_Problem requirements_
Search the records below for the word "this". Pull out each line that has it.

|---|

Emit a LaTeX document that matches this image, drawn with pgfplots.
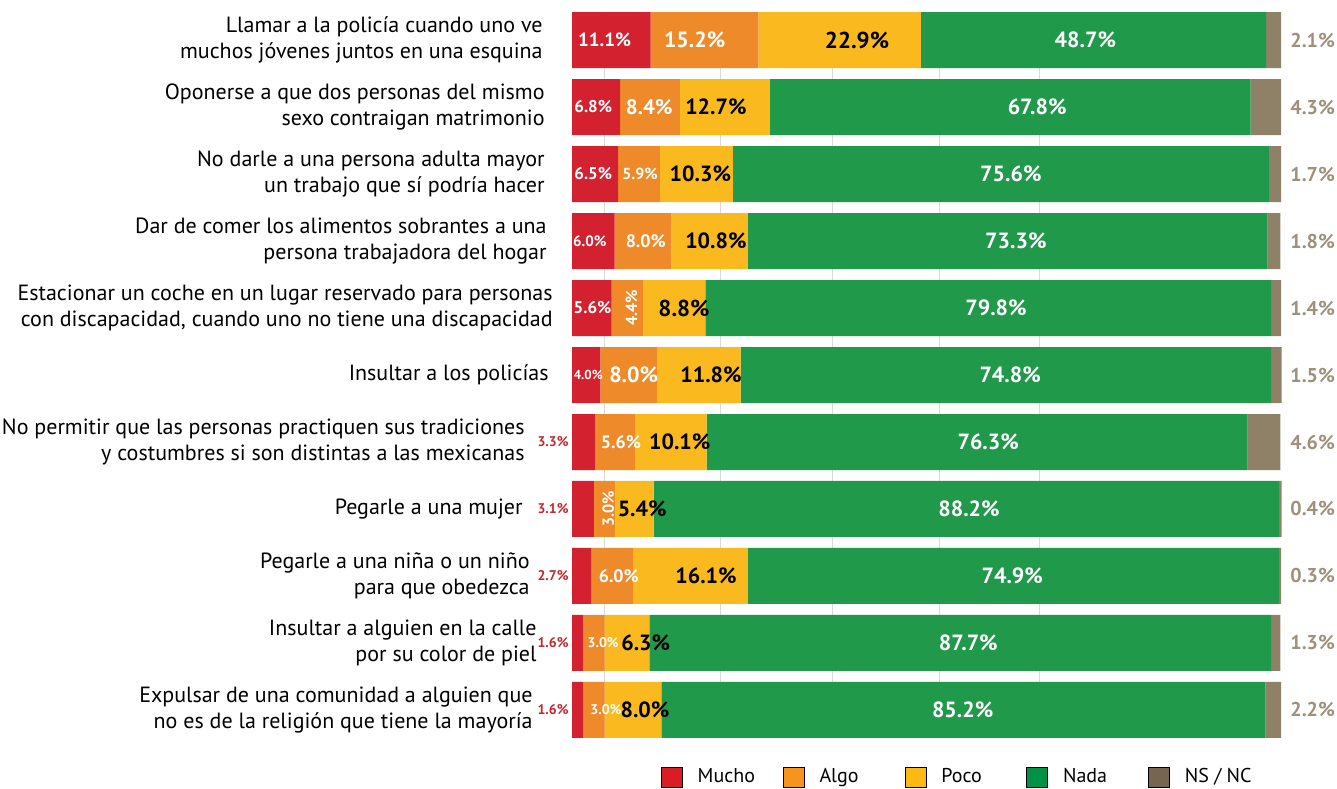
\documentclass[border=0pt]{standalone}
\usepackage{fontspec}
\setmainfont{PT Sans}
\usepackage{pgfplots}
\pgfplotsset{compat=1.18}

\definecolor{mucho}{HTML}{D42130}
\definecolor{algo}{HTML}{EE8A2A}
\definecolor{poco}{HTML}{F9B91F}
\definecolor{nada}{HTML}{21994A}
\definecolor{nsnc}{HTML}{8F8068}
\definecolor{legmucho}{HTML}{DA1C24}
\definecolor{legalgo}{HTML}{F7941D}
\definecolor{legpoco}{HTML}{FDB913}
\definecolor{legnada}{HTML}{009245}
\definecolor{legnsnc}{HTML}{76664F}
\definecolor{nslbl}{HTML}{9E907A}
\definecolor{redlbl}{HTML}{C1272D}

% value label inside a bar: colour, size, x, row, text
\newcommand{\lbl}[5]{\node[font=\bfseries\fontsize{#2}{#2}\selectfont, text=#1, inner sep=0pt] at (axis cs:#3,#4) {#5};}
\newcommand{\rlbl}[5]{\node[rotate=90, font=\bfseries\fontsize{#2}{#2}\selectfont, text=#1, inner sep=0pt] at (axis cs:#3,#4) {#5};}
% small red Mucho label left of the bar
\newcommand{\outlbl}[2]{\node[anchor=east, xshift=-1.5pt, font=\bfseries\fontsize{7}{7}\selectfont, text=redlbl, inner sep=0pt] at (axis cs:0,#1) {#2};}
% NS/NC label right of the bar
\newcommand{\nslbl}[2]{\node[anchor=west, xshift=4.5pt, font=\bfseries\fontsize{10}{10}\selectfont, text=nslbl, inner sep=0pt] at (axis cs:100,#1) {#2};}
% category text
\newcommand{\cat}[3]{\node[anchor=east, align=right, xshift=#2, font=\fontsize{11}{13}\selectfont, inner sep=0pt] at (axis cs:0,#1) {#3};}

\newcommand{\alllabels}{%
% Mucho
\lbl{white}{9.5}{4.6}{0}{11.1\%}
\lbl{white}{8.5}{3.0}{1}{6.8\%}
\lbl{white}{8.5}{3.0}{2}{6.5\%}
\lbl{white}{7.5}{2.5}{3}{6.0\%}
\lbl{white}{8.5}{2.9}{4}{5.6\%}
\lbl{white}{6.5}{2.3}{5}{4.0\%}
\outlbl{6}{3.3\%}
\outlbl{7}{3.1\%}
\outlbl{8}{2.7\%}
\outlbl{9}{1.6\%}
\outlbl{10}{1.6\%}
% Algo
\lbl{white}{11}{17.3}{0}{15.2\%}
\lbl{white}{10.5}{10.9}{1}{8.4\%}
\lbl{white}{8}{9.6}{2}{5.9\%}
\lbl{white}{9}{10.4}{3}{8.0\%}
\rlbl{white}{8}{8.4}{4}{4.4\%}
\lbl{white}{11}{8.7}{5}{8.0\%}
\lbl{white}{9}{6.9}{6}{5.6\%}
\rlbl{white}{8}{5.1}{7}{3.0\%}
\lbl{white}{9}{6.6}{8}{6.0\%}
\lbl{white}{7}{4.4}{9}{3.0\%}
\lbl{white}{7}{4.8}{10}{3.0\%}
% Poco
\lbl{black}{11.5}{40.2}{0}{22.9\%}
\lbl{black}{11}{20.3}{1}{12.7\%}
\lbl{black}{11}{18.1}{2}{10.3\%}
\lbl{black}{11}{20.3}{3}{10.8\%}
\lbl{black}{11.5}{15.8}{4}{8.8\%}
\lbl{black}{11}{19.6}{5}{11.8\%}
\lbl{black}{11}{15.2}{6}{10.1\%}
\lbl{black}{11}{9.9}{7}{5.4\%}
\lbl{black}{11}{18.9}{8}{16.1\%}
\lbl{black}{11}{10.4}{9}{6.3\%}
\lbl{black}{11}{10.3}{10}{8.0\%}
% Nada
\lbl{white}{11}{72.4}{0}{48.7\%}
\lbl{white}{11}{65.6}{1}{67.8\%}
\lbl{white}{11}{61.9}{2}{75.6\%}
\lbl{white}{11}{62.6}{3}{73.3\%}
\lbl{white}{11}{59.8}{4}{79.8\%}
\lbl{white}{11}{61.8}{5}{74.8\%}
\lbl{white}{11}{58.7}{6}{76.3\%}
\lbl{white}{11}{56.0}{7}{88.2\%}
\lbl{white}{11}{62.1}{8}{74.9\%}
\lbl{white}{11}{55.9}{9}{87.7\%}
\lbl{white}{11}{55.1}{10}{85.2\%}
% NS/NC
\nslbl{0}{2.1\%}
\nslbl{1}{4.3\%}
\nslbl{2}{1.7\%}
\nslbl{3}{1.8\%}
\nslbl{4}{1.4\%}
\nslbl{5}{1.5\%}
\nslbl{6}{4.6\%}
\nslbl{7}{0.4\%}
\nslbl{8}{0.3\%}
\nslbl{9}{1.3\%}
\nslbl{10}{2.2\%}
% categories
\cat{0}{-14.5pt}{Llamar a la policía cuando uno ve\\muchos jóvenes juntos en una esquina}
\cat{1}{-13.5pt}{Oponerse a que dos personas del mismo\\sexo contraigan matrimonio}
\cat{2}{-13.5pt}{No darle a una persona adulta mayor\\un trabajo que sí podría hacer}
\cat{3}{-12.5pt}{Dar de comer los alimentos sobrantes a una\\persona trabajadora del hogar}
\cat{4}{-9.5pt}{Estacionar un coche en un lugar reservado para personas\\con discapacidad, cuando uno no tiene una discapacidad}
\cat{5}{-11.5pt}{Insultar a los policías}
\cat{6}{-23.5pt}{No permitir que las personas practiquen sus tradiciones\\y costumbres si son distintas a las mexicanas}
\cat{7}{-24.5pt}{Pegarle a una mujer}
\cat{8}{-21pt}{Pegarle a una niña o un niño\\para que obedezca}
\cat{9}{-17.5pt}{Insultar a alguien en la calle\\por su color de piel}
\cat{10}{-19.5pt}{Expulsar de una comunidad a alguien que\\no es de la religión que tiene la mayoría}
}

\begin{document}
\begin{tikzpicture}
\path[use as bounding box] (0,0) rectangle (668.5pt,394pt);
\begin{axis}[
  at={(286pt,24.95pt)}, anchor=south west,
  scale only axis, width=354.5pt, height=363.1pt,
  xbar stacked, bar width=28pt,
  xmin=0, xmax=100, ymin=-0.42, ymax=10.42, y dir=reverse,
  ytick=\empty, xtick={4.5,21,36.7,51.8,65.9}, xticklabels={},
  xmajorgrids, grid style={gray!30, line width=0.4pt},
  axis line style={draw=none}, major tick length=0pt,
  clip=false,
  legend columns=5,
  legend style={at={(0.545,-0.0536)}, anchor=center, draw=none,
    font=\fontsize{10}{12}\selectfont,
    /tikz/every even column/.append style={column sep=7pt}},
  legend image code/.code={\fill[#1] (0pt,-5pt) rectangle (10.5pt,5pt);},
  after end axis/.code={\alllabels},
]
\addplot[fill=mucho, draw=none, forget plot] coordinates {
  (11.1,0) (6.8,1) (6.5,2) (6.0,3) (5.6,4) (4.0,5) (3.3,6) (3.1,7) (2.7,8) (1.6,9) (1.6,10)};
\addplot[fill=algo, draw=none, forget plot] coordinates {
  (15.2,0) (8.4,1) (5.9,2) (8.0,3) (4.4,4) (8.0,5) (5.6,6) (3.0,7) (6.0,8) (3.0,9) (3.0,10)};
\addplot[fill=poco, draw=none, forget plot] coordinates {
  (22.9,0) (12.7,1) (10.3,2) (10.8,3) (8.8,4) (11.8,5) (10.1,6) (5.4,7) (16.1,8) (6.3,9) (8.0,10)};
\addplot[fill=nada, draw=none, forget plot] coordinates {
  (48.7,0) (67.8,1) (75.6,2) (73.3,3) (79.8,4) (74.8,5) (76.3,6) (88.2,7) (74.9,8) (87.7,9) (85.2,10)};
\addplot[fill=nsnc, draw=none, forget plot] coordinates {
  (2.1,0) (4.3,1) (1.7,2) (1.8,3) (1.4,4) (1.5,5) (4.6,6) (0.4,7) (0.3,8) (1.3,9) (2.2,10)};

\addlegendimage{fill=legmucho}\addlegendentry{\makebox[39pt][l]{\hspace*{5.5pt}Mucho}}
\addlegendimage{fill=legalgo}\addlegendentry{\makebox[39pt][l]{\hspace*{5.5pt}Algo}}
\addlegendimage{fill=legpoco}\addlegendentry{\makebox[39pt][l]{\hspace*{5.5pt}Poco}}
\addlegendimage{fill=legnada}\addlegendentry{\makebox[39pt][l]{\hspace*{5.5pt}Nada}}
\addlegendimage{fill=legnsnc}\addlegendentry{\makebox[39pt][l]{\hspace*{5.5pt}NS / NC}}
\end{axis}
\end{tikzpicture}
\end{document}
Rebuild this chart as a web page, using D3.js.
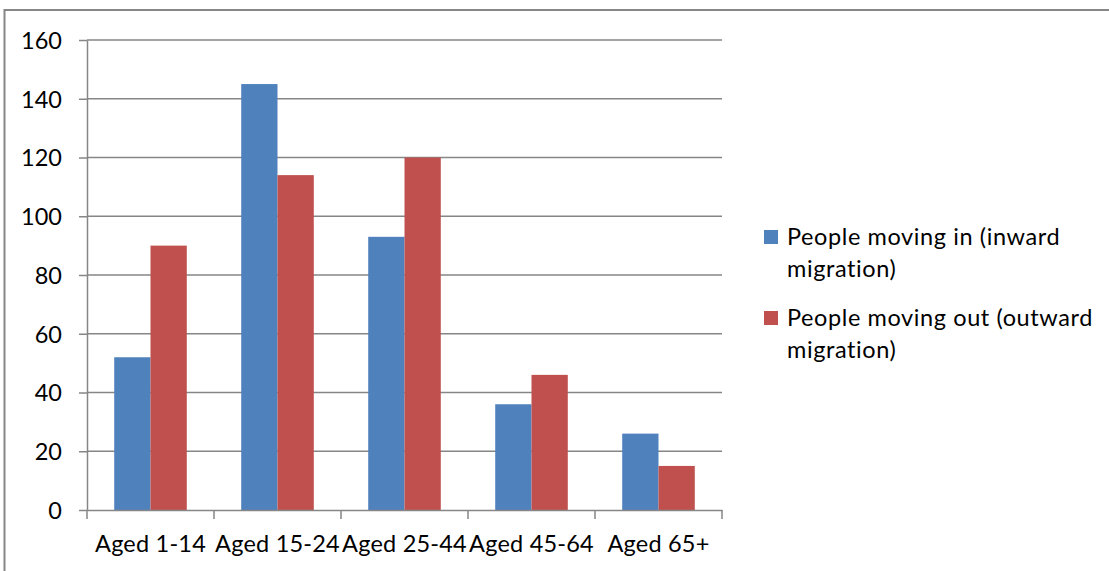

|---|

_Task output_
Emit a LaTeX document that matches this image, drawn with pgfplots.
Rebuild this chart as a web page, using D3.js.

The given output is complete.